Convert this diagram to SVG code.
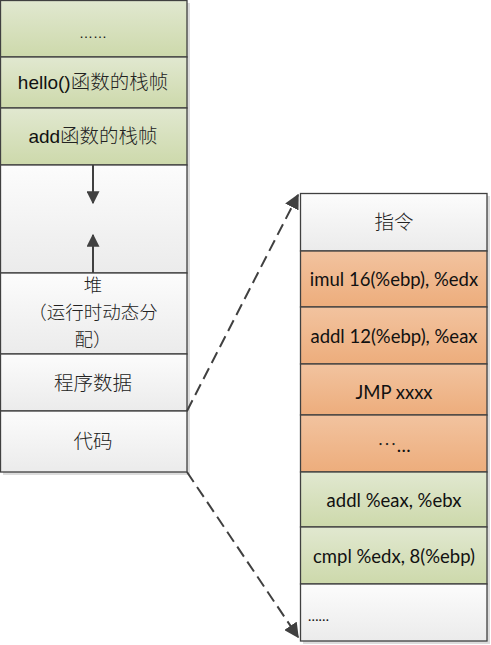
<svg xmlns="http://www.w3.org/2000/svg" width="491" height="645" viewBox="0 0 491 645">
<style>
.box{stroke:#404040;stroke-width:1.3}
.g{fill:url(#gG)}
.o{fill:url(#gO)}
.w{fill:url(#gW)}
.sh{fill:#dcdcdc}
.cn{font-family:"Noto Sans CJK SC","Noto Sans CJK JP",sans-serif;font-size:19.5px;fill:#222;text-anchor:middle;font-weight:300}
.hp{font-size:18.5px}
.ar{font-family:"Liberation Sans",Arial,sans-serif;font-size:19px;fill:#111;text-anchor:middle}
.la{font-family:Lato,"Open Sans",sans-serif;font-size:18.5px;fill:#111;text-anchor:middle}
.conn{stroke:#404040;stroke-width:2;fill:none}
.dash{stroke-dasharray:12,6}
</style>
<defs>
<linearGradient id="gG" x1="0" y1="0" x2="0" y2="1"><stop offset="0" stop-color="#e1e8d0"/><stop offset="1" stop-color="#cdd9ab"/></linearGradient>
<linearGradient id="gO" x1="0" y1="0" x2="0" y2="1"><stop offset="0" stop-color="#f2c39f"/><stop offset="1" stop-color="#edad7c"/></linearGradient>
<linearGradient id="gW" x1="0" y1="0" x2="0" y2="1"><stop offset="0" stop-color="#fcfcfc"/><stop offset="1" stop-color="#ebebeb"/></linearGradient>
<marker id="ah" viewBox="0 0 10 10" refX="9" refY="5" markerWidth="13" markerHeight="13" markerUnits="userSpaceOnUse" orient="auto"><path d="M0,0 L10,5 L0,10 z" fill="#404040"/></marker>
<marker id="ahd" viewBox="0 0 10 10" refX="9" refY="5" markerWidth="15" markerHeight="15" markerUnits="userSpaceOnUse" orient="auto"><path d="M0,0 L10,5 L0,10 z" fill="#404040"/></marker>
</defs>
<rect class="sh" x="3" y="3" width="187" height="472"/>
<rect class="sh" x="303" y="196" width="187" height="448"/>
<g id="n-dots-top"><rect class="box g" x="0.5" y="0.5" width="186.5" height="56.5"/><text class="ar" x="93" y="38" style="font-size:14px">……</text></g>
<g id="n-hello"><rect class="box g" x="0.5" y="57" width="186.5" height="51"/><text class="ar" x="93" y="89">hello()<tspan class="cn">函数的栈帧</tspan></text></g>
<g id="n-add"><rect class="box g" x="0.5" y="108" width="186.5" height="57"/><text class="ar" x="93" y="143">add<tspan class="cn">函数的栈帧</tspan></text></g>
<g id="n-empty"><rect class="box w" x="0.5" y="165" width="186.5" height="108"/></g>
<g id="n-heap"><rect class="box w" x="0.5" y="273" width="186.5" height="81"/><text class="cn hp" x="93" y="292">堆</text><text class="cn hp" x="93" y="319">（运行时动态分</text><text class="cn hp" x="93" y="346">配）</text></g>
<g id="n-data"><rect class="box w" x="0.5" y="354" width="186.5" height="57"/><text class="cn" x="93" y="390">程序数据</text></g>
<g id="n-code"><rect class="box w" x="0.5" y="411" width="186.5" height="61"/><text class="cn" x="93" y="448">代码</text></g>
<g id="n-instr"><rect class="box w" x="300.5" y="193.5" width="186.5" height="57.5"/><text class="cn" x="394" y="229">指令</text></g>
<g id="n-imul"><rect class="box o" x="300.5" y="251" width="186.5" height="56"/><text class="la" x="394" y="286">imul 16(%ebp), %edx</text></g>
<g id="n-addl1"><rect class="box o" x="300.5" y="307" width="186.5" height="57"/><text class="la" x="394" y="343">addl 12(%ebp), %eax</text></g>
<g id="n-jmp"><rect class="box o" x="300.5" y="364" width="186.5" height="51"/><text class="la" x="394" y="399">JMP xxxx</text></g>
<g id="n-ell"><rect class="box o" x="300.5" y="415" width="186.5" height="57"/><text class="la" x="394" y="452"><tspan class="cn">…</tspan>…</text></g>
<g id="n-addl2"><rect class="box g" x="300.5" y="472" width="186.5" height="55"/><text class="la" x="394" y="507">addl %eax, %ebx</text></g>
<g id="n-cmpl"><rect class="box g" x="300.5" y="527" width="186.5" height="57"/><text class="la" x="394" y="563">cmpl %edx, 8(%ebp)</text></g>
<g id="n-dots-bot"><rect class="box w" x="300.5" y="584" width="186.5" height="57"/><text class="la" x="308" y="621" style="text-anchor:start;font-size:14px">……</text></g>
<g id="connectors">
<line class="conn" x1="93" y1="165" x2="93" y2="203" marker-end="url(#ah)"/>
<line class="conn" x1="93" y1="273" x2="93" y2="235" marker-end="url(#ah)"/>
<line class="conn dash" x1="187" y1="411" x2="298" y2="195" marker-end="url(#ahd)"/>
<line class="conn dash" x1="187" y1="472" x2="298" y2="637" marker-end="url(#ahd)"/>
</g>
</svg>
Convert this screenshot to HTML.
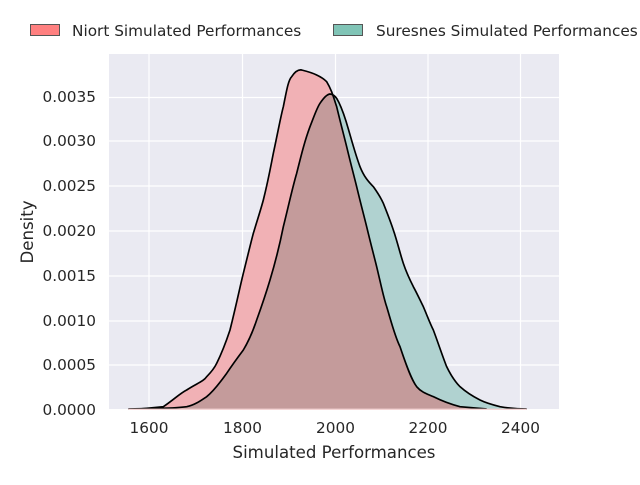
<!DOCTYPE html>
<html><head><style>
body{margin:0;background:#fff;}
svg text{font-family:"DejaVu Sans","Liberation Sans",sans-serif;fill:#262626;}
</style></head><body>
<svg width="640" height="480" xmlns="http://www.w3.org/2000/svg">
<rect x="109" y="54" width="450" height="355" fill="#eaeaf2"/>
<g stroke="#fff" stroke-width="1.2">
<line x1="149" y1="54" x2="149" y2="409"/><line x1="242.5" y1="54" x2="242.5" y2="409"/>
<line x1="335.5" y1="54" x2="335.5" y2="409"/><line x1="428" y1="54" x2="428" y2="409"/>
<line x1="520.5" y1="54" x2="520.5" y2="409"/>
<line x1="109" y1="97.5" x2="559" y2="97.5"/><line x1="109" y1="141" x2="559" y2="141"/>
<line x1="109" y1="186" x2="559" y2="186"/><line x1="109" y1="231" x2="559" y2="231"/>
<line x1="109" y1="276" x2="559" y2="276"/><line x1="109" y1="321" x2="559" y2="321"/>
<line x1="109" y1="365" x2="559" y2="365"/>
</g>
<defs>
<path id="red" d="M120,1107 L190,1100 C220,1080 240,1060 260,1050 C290,1030 310,1025 320,1010 C335,995 343,985 350,970 C370,930 380,900 390,870 C410,790 420,740 430,700 C445,640 452,610 460,580 C475,530 482,510 490,480 C505,420 512,380 520,340 C535,270 542,230 550,200 C560,150 565,120 575,110 C585,95 595,88 605,90 C625,95 640,100 650,105 C665,112 673,118 680,125 C695,150 700,170 710,200 C722,250 730,280 740,320 C752,370 760,400 770,440 C782,490 790,520 800,560 C812,610 820,640 830,680 C842,730 850,770 860,800 C875,850 885,890 900,920 C920,980 935,1020 950,1040 C965,1058 985,1063 1000,1070 C1030,1085 1060,1095 1080,1100 L1160,1107"/>
<path id="teal" d="M85,1107 L180,1105 C220,1104 240,1103 260,1100 C285,1095 305,1080 320,1070 C345,1050 365,1020 380,1000 C400,970 415,950 430,930 C448,900 460,870 470,840 C488,790 498,760 510,720 C528,660 540,610 550,560 C565,500 578,440 590,400 C605,340 615,300 630,260 C642,230 650,205 660,190 C670,175 680,163 690,162 C700,163 705,168 710,175 C725,200 732,225 740,250 C755,300 765,340 780,380 C792,410 805,425 820,440 C832,457 842,472 850,490 C862,520 870,540 880,570 C892,605 900,640 910,670 C920,700 930,720 940,740 C952,762 960,780 970,800 C982,828 990,850 1000,870 C1015,910 1028,950 1040,980 C1052,1005 1065,1025 1080,1040 C1100,1058 1120,1070 1140,1080 C1160,1090 1180,1095 1200,1100 C1230,1105 1255,1107 1280,1107"/>
<clipPath id="tc"><use href="#teal"/></clipPath>
</defs>
<g transform="translate(100,40) scale(0.33333)">
<use href="#teal" fill="#b0d2d0"/>
<use href="#red" fill="#f1b1b5"/>
<use href="#red" fill="#c49b9b" clip-path="url(#tc)"/>
<use href="#red" fill="none" stroke="#000" stroke-width="5"/>
<use href="#teal" fill="none" stroke="#000" stroke-width="5"/>
<line x1="85" y1="1108" x2="1280" y2="1108" stroke="#f6d6d6" stroke-width="4"/>
</g>
<g font-size="15.3" text-anchor="end">
<text x="96" y="415">0.0000</text><text x="96" y="370">0.0005</text>
<text x="96" y="326">0.0010</text><text x="96" y="281">0.0015</text>
<text x="96" y="236">0.0020</text><text x="96" y="191">0.0025</text>
<text x="96" y="146">0.0030</text><text x="96" y="102">0.0035</text>
</g>
<g font-size="15.3" text-anchor="middle">
<text x="149" y="433">1600</text><text x="242.5" y="433">1800</text>
<text x="335.5" y="433">2000</text><text x="428" y="433">2200</text>
<text x="520.5" y="433">2400</text>
</g>
<text x="334" y="458" font-size="16.6" text-anchor="middle">Simulated Performances</text>
<text transform="translate(33,232) rotate(-90)" font-size="16.6" text-anchor="middle">Density</text>
<rect x="30.5" y="24.5" width="29" height="11" fill="#ff8080" stroke="#555" stroke-width="1"/>
<text x="72" y="36" font-size="15.3">Niort Simulated Performances</text>
<rect x="333.5" y="24.5" width="29" height="11" fill="#80c4b6" stroke="#555" stroke-width="1"/>
<text x="376" y="36" font-size="15.3">Suresnes Simulated Performances</text>
</svg>
</body></html>
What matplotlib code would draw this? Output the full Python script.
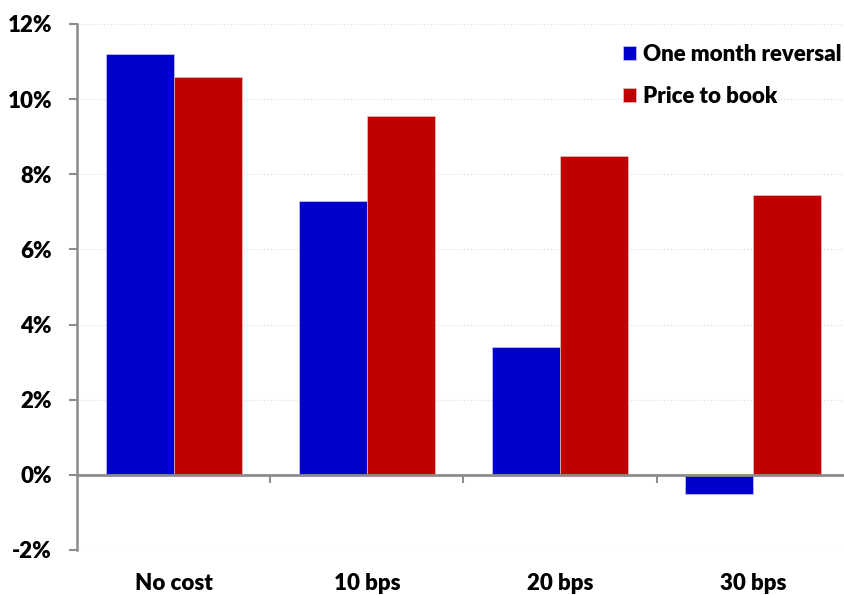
import matplotlib
matplotlib.use("Agg")
import matplotlib.pyplot as plt
from matplotlib.ticker import FuncFormatter, FixedLocator
import numpy as np

# --- Data ---
categories = ["No cost", "10 bps", "20 bps", "30 bps"]
reversal = [11.2, 7.3, 3.4, -0.5]
price_to_book = [10.6, 9.55, 8.5, 7.45]

plt.rcParams["font.family"] = ["Lato", "DejaVu Sans"]
plt.rcParams["font.weight"] = "heavy"

blue = "#0000CC"
red = "#C00000"
axis_grey = "#8C8C8C"

fig = plt.figure(figsize=(8.45, 5.95), dpi=100)
ax = fig.add_axes([77 / 845, 1 - 550 / 595, 773 / 845, 526 / 595])

x = np.arange(len(categories))
w = 0.352
ax.bar(x - w / 2, reversal, w, color=blue, edgecolor="#d8d8f0", linewidth=0.4,
       label="One month reversal", zorder=2)
ax.bar(x + w / 2, price_to_book, w, color=red, edgecolor="#f0d0d0", linewidth=0.4,
       label="Price to book", zorder=2)

# --- Axes styling ---
ax.set_xlim(-0.5, len(categories) - 0.5)
ax.set_ylim(-2, 12)
ax.set_yticks(np.arange(-2, 13, 2))
ax.yaxis.set_major_formatter(FuncFormatter(lambda v, _: f"{v:.0f}%"))
ax.tick_params(axis="y", length=6, width=1.5, color=axis_grey, pad=12,
               labelsize=16)
ax.yaxis.grid(True, linestyle=(0, (1, 2)), color="#dcdcdc", linewidth=0.8,
              zorder=0)
ax.set_axisbelow(True)

for side in ["top", "right"]:
    ax.spines[side].set_visible(False)
ax.spines["left"].set_color(axis_grey)
ax.spines["left"].set_linewidth(1.8)
ax.spines["bottom"].set_position(("data", 0))
ax.spines["bottom"].set_color(axis_grey)
ax.spines["bottom"].set_linewidth(2)
ax.spines["bottom"].set_zorder(3)

# boundary ticks on the zero line, category labels below the plot
ax.xaxis.set_major_locator(FixedLocator(x[:-1] + 0.5))
ax.xaxis.set_major_formatter(FuncFormatter(lambda v, _: ""))
ax.xaxis.set_minor_locator(FixedLocator(x))
ax.set_xticklabels(categories, minor=True)
ax.tick_params(axis="x", which="major", length=6, width=1.5, color=axis_grey)
ax.tick_params(axis="x", which="minor", length=0, pad=71, labelsize=16)

leg = ax.legend(loc="upper right", bbox_to_anchor=(1.015, 1.0), frameon=False,
                fontsize=16, handlelength=0.6, handleheight=0.6,
                handletextpad=0.3, labelspacing=0.95)

fig.savefig("out.png", dpi=100)
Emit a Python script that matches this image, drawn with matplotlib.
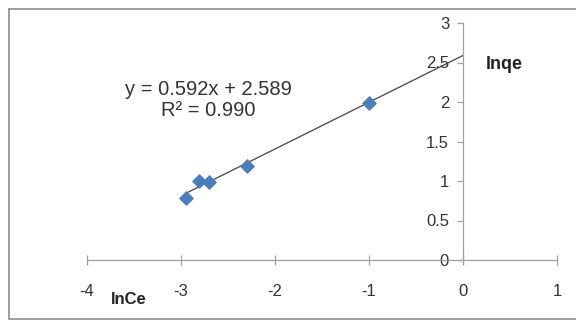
+ + +
#### Aim:
Write down exactly what the lines above say, from the line holding "What matplotlib code" through the line holding "import numpy as np", and nothing more. Do not copy the pictures.

#### Correct answer:
What matplotlib code would draw this? Output the full Python script.
import matplotlib
matplotlib.use("Agg")
import matplotlib.pyplot as plt
from matplotlib.ticker import FuncFormatter, FixedLocator
import numpy as np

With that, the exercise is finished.